## EXERCISE
Pull out exactly the lines from the line containing "Clone this chart in Apache ECharts." to the line containing "stroke: '#16161d', lineWidth: 1.3", both lines included, with pictures removed from the copy.

## STORED RECORDS
-=-=-

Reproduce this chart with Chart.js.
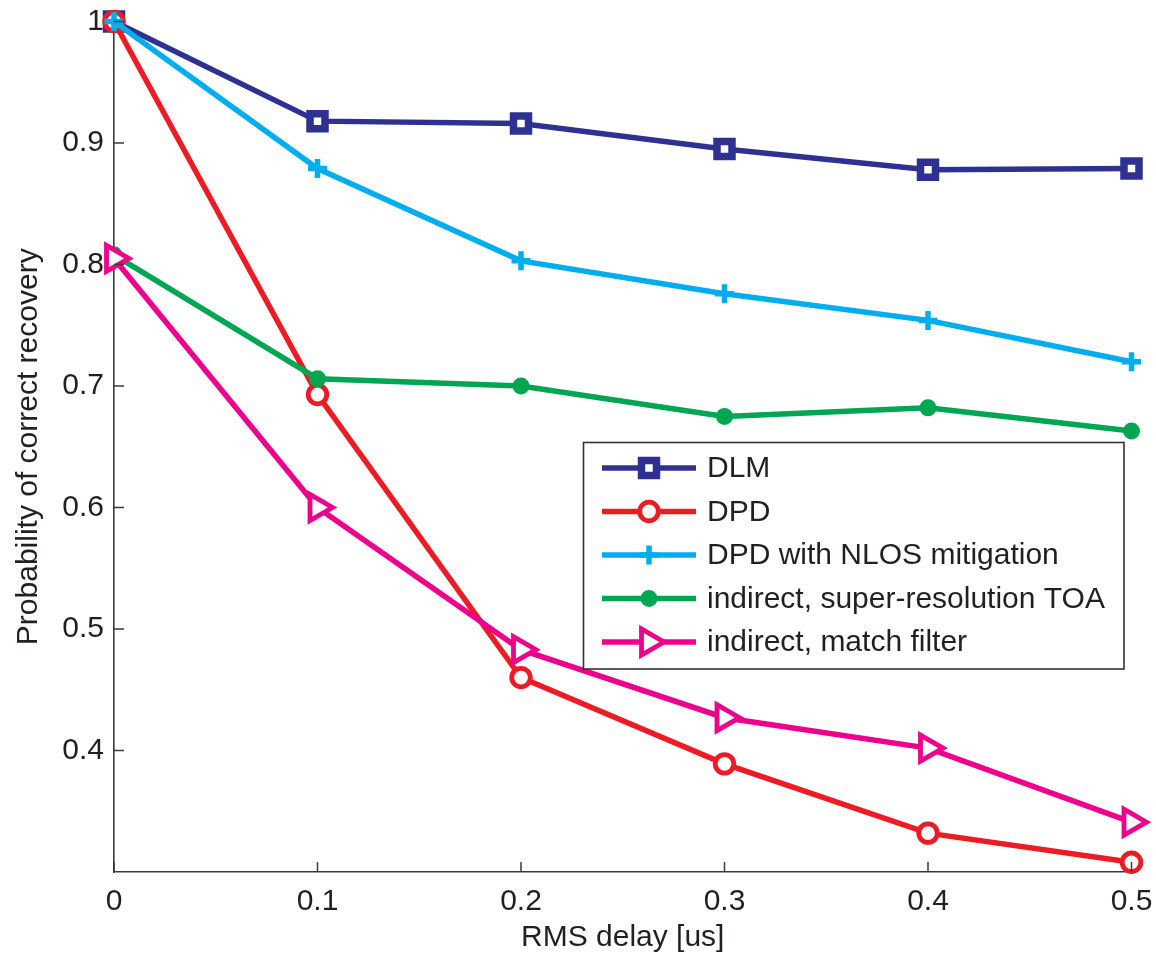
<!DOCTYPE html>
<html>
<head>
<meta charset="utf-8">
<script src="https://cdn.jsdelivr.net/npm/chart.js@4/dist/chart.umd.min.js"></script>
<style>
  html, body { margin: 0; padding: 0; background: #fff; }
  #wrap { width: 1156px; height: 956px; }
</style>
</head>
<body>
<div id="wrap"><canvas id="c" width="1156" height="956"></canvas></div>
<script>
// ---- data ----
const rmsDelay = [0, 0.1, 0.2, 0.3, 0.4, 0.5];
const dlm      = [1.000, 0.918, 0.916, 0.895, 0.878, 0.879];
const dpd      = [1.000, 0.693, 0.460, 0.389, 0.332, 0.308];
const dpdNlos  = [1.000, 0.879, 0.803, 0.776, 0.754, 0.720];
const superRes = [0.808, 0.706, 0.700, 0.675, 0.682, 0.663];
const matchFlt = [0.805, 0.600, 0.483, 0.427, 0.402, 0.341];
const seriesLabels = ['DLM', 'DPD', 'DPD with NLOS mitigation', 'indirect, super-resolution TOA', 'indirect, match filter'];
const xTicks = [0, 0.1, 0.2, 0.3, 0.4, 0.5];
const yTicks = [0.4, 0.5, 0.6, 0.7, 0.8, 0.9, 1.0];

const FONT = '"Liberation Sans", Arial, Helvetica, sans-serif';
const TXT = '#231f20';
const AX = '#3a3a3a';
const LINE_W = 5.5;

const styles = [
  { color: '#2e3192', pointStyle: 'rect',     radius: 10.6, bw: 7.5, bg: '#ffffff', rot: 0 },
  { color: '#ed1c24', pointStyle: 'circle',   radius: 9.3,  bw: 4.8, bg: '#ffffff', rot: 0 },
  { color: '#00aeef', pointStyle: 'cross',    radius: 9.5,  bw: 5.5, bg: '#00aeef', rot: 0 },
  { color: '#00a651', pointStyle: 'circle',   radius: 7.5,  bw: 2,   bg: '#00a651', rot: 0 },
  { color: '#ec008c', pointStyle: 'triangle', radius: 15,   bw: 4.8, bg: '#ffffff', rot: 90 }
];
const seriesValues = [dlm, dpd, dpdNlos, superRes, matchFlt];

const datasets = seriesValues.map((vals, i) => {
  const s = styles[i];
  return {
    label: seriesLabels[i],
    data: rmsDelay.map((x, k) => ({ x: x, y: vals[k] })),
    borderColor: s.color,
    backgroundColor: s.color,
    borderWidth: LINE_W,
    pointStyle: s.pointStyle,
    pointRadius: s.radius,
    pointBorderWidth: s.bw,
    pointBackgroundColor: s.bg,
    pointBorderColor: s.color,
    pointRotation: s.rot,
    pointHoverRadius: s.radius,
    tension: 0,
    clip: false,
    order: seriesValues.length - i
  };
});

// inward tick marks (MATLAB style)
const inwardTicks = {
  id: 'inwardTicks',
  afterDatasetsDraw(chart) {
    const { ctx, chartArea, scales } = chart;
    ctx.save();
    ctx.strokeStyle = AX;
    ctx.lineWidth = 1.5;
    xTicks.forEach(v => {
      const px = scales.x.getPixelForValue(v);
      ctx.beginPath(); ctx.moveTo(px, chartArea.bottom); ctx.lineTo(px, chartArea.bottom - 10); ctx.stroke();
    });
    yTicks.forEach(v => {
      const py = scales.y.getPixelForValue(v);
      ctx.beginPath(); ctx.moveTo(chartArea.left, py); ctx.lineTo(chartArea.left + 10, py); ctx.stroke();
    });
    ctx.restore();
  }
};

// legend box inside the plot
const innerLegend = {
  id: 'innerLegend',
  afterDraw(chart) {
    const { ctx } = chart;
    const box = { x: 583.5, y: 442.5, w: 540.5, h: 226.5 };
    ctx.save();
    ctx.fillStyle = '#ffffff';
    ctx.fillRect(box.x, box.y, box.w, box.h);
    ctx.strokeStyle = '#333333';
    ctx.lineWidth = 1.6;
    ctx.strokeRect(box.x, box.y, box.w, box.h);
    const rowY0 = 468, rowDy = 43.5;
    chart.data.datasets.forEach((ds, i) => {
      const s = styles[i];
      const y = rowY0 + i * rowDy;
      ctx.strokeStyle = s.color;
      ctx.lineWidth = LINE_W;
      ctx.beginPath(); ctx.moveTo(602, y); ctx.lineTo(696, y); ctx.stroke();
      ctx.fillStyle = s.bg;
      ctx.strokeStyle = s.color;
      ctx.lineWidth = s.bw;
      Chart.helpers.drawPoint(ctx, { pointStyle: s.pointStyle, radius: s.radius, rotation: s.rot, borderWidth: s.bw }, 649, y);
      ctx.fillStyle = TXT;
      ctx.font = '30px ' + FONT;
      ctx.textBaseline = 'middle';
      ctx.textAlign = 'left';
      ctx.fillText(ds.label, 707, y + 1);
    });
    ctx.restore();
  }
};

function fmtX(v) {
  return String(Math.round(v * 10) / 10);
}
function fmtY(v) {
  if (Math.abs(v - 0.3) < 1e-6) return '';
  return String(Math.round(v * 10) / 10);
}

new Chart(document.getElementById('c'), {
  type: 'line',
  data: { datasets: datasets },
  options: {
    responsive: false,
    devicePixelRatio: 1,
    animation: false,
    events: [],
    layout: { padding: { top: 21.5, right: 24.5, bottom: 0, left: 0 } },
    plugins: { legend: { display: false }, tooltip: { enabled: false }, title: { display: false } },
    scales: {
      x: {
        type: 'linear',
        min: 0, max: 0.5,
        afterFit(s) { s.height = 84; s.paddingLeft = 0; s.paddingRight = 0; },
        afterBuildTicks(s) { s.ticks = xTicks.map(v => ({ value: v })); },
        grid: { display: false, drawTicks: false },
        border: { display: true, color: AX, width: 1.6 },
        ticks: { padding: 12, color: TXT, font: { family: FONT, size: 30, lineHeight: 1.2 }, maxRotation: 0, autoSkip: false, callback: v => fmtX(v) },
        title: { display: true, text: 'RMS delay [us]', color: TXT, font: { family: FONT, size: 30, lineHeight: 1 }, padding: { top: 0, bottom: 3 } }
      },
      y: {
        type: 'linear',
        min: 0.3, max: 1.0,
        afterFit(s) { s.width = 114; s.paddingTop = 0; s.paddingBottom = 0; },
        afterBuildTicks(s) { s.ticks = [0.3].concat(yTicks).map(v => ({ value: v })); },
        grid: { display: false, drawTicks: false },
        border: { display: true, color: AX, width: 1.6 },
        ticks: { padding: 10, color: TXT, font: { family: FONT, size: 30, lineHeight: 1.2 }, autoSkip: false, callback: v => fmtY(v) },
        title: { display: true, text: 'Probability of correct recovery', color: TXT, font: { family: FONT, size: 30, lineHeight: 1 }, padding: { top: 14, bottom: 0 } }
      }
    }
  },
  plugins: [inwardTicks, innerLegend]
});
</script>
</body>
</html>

-=-=-

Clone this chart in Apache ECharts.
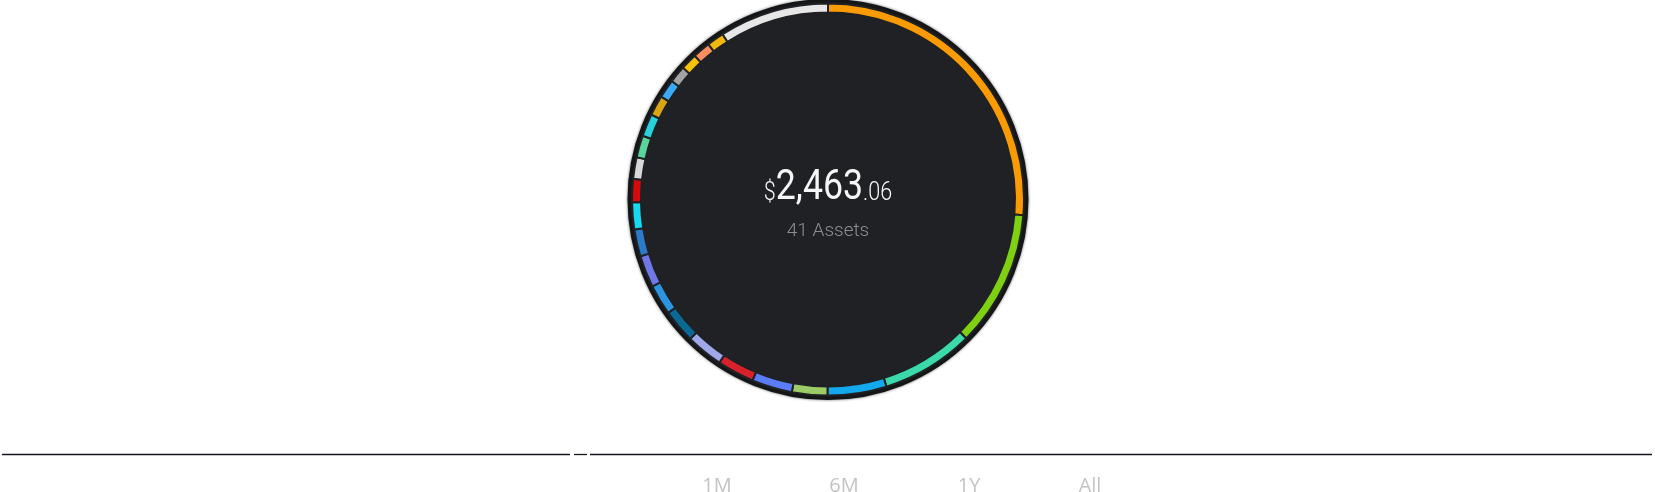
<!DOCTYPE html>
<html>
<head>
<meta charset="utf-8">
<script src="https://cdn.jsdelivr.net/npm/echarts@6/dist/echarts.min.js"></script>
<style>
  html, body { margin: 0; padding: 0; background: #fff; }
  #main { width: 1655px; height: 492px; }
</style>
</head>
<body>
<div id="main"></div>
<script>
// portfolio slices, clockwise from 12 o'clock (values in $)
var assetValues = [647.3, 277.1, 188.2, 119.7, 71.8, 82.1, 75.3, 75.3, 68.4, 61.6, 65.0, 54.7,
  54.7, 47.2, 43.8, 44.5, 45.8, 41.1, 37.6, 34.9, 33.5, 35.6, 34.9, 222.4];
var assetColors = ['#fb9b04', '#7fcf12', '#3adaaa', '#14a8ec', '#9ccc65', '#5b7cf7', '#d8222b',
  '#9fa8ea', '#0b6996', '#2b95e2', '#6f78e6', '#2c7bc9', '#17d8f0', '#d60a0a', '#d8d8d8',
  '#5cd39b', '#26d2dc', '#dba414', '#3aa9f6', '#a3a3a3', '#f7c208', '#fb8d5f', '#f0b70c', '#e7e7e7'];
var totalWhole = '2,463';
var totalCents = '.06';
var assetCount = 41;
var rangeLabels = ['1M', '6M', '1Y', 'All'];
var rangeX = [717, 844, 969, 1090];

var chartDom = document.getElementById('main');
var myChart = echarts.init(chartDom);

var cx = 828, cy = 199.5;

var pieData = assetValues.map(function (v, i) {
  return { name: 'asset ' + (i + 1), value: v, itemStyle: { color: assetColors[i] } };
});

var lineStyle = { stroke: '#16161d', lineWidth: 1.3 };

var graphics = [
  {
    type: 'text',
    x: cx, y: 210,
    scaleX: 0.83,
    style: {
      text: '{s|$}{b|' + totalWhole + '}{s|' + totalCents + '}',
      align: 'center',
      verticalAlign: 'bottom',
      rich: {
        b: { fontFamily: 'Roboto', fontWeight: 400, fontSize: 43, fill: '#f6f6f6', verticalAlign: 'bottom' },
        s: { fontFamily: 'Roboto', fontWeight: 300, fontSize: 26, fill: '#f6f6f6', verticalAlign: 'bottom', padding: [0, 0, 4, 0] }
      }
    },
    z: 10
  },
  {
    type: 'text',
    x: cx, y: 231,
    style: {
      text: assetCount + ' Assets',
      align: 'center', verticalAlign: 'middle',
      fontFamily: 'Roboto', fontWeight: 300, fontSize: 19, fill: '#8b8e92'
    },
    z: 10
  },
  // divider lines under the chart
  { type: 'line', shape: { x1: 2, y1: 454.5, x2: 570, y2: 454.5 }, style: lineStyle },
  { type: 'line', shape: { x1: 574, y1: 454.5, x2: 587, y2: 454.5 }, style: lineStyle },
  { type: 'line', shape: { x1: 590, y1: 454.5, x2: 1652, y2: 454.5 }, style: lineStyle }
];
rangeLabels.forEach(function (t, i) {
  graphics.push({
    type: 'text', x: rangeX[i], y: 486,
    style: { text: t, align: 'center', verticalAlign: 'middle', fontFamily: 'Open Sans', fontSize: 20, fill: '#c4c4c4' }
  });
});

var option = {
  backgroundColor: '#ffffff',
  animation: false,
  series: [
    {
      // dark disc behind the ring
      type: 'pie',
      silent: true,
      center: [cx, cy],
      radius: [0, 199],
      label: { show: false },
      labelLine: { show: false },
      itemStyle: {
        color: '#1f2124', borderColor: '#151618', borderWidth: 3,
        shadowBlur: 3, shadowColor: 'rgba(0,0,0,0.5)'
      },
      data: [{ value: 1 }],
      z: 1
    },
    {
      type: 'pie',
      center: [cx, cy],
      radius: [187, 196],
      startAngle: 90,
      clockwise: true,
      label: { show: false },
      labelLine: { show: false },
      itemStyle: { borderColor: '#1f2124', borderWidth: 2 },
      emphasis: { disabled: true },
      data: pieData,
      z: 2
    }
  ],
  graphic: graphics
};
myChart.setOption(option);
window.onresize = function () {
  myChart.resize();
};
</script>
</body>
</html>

-=-=-

## IN RESPONSE
Clone this chart in Apache ECharts.
<!DOCTYPE html>
<html>
<head>
<meta charset="utf-8">
<script src="https://cdn.jsdelivr.net/npm/echarts@6/dist/echarts.min.js"></script>
<style>
  html, body { margin: 0; padding: 0; background: #fff; }
  #main { width: 1655px; height: 492px; }
</style>
</head>
<body>
<div id="main"></div>
<script>
// portfolio slices, clockwise from 12 o'clock (values in $)
var assetValues = [647.3, 277.1, 188.2, 119.7, 71.8, 82.1, 75.3, 75.3, 68.4, 61.6, 65.0, 54.7,
  54.7, 47.2, 43.8, 44.5, 45.8, 41.1, 37.6, 34.9, 33.5, 35.6, 34.9, 222.4];
var assetColors = ['#fb9b04', '#7fcf12', '#3adaaa', '#14a8ec', '#9ccc65', '#5b7cf7', '#d8222b',
  '#9fa8ea', '#0b6996', '#2b95e2', '#6f78e6', '#2c7bc9', '#17d8f0', '#d60a0a', '#d8d8d8',
  '#5cd39b', '#26d2dc', '#dba414', '#3aa9f6', '#a3a3a3', '#f7c208', '#fb8d5f', '#f0b70c', '#e7e7e7'];
var totalWhole = '2,463';
var totalCents = '.06';
var assetCount = 41;
var rangeLabels = ['1M', '6M', '1Y', 'All'];
var rangeX = [717, 844, 969, 1090];

var chartDom = document.getElementById('main');
var myChart = echarts.init(chartDom);

var cx = 828, cy = 199.5;

var pieData = assetValues.map(function (v, i) {
  return { name: 'asset ' + (i + 1), value: v, itemStyle: { color: assetColors[i] } };
});

var lineStyle = { stroke: '#16161d', lineWidth: 1.3 };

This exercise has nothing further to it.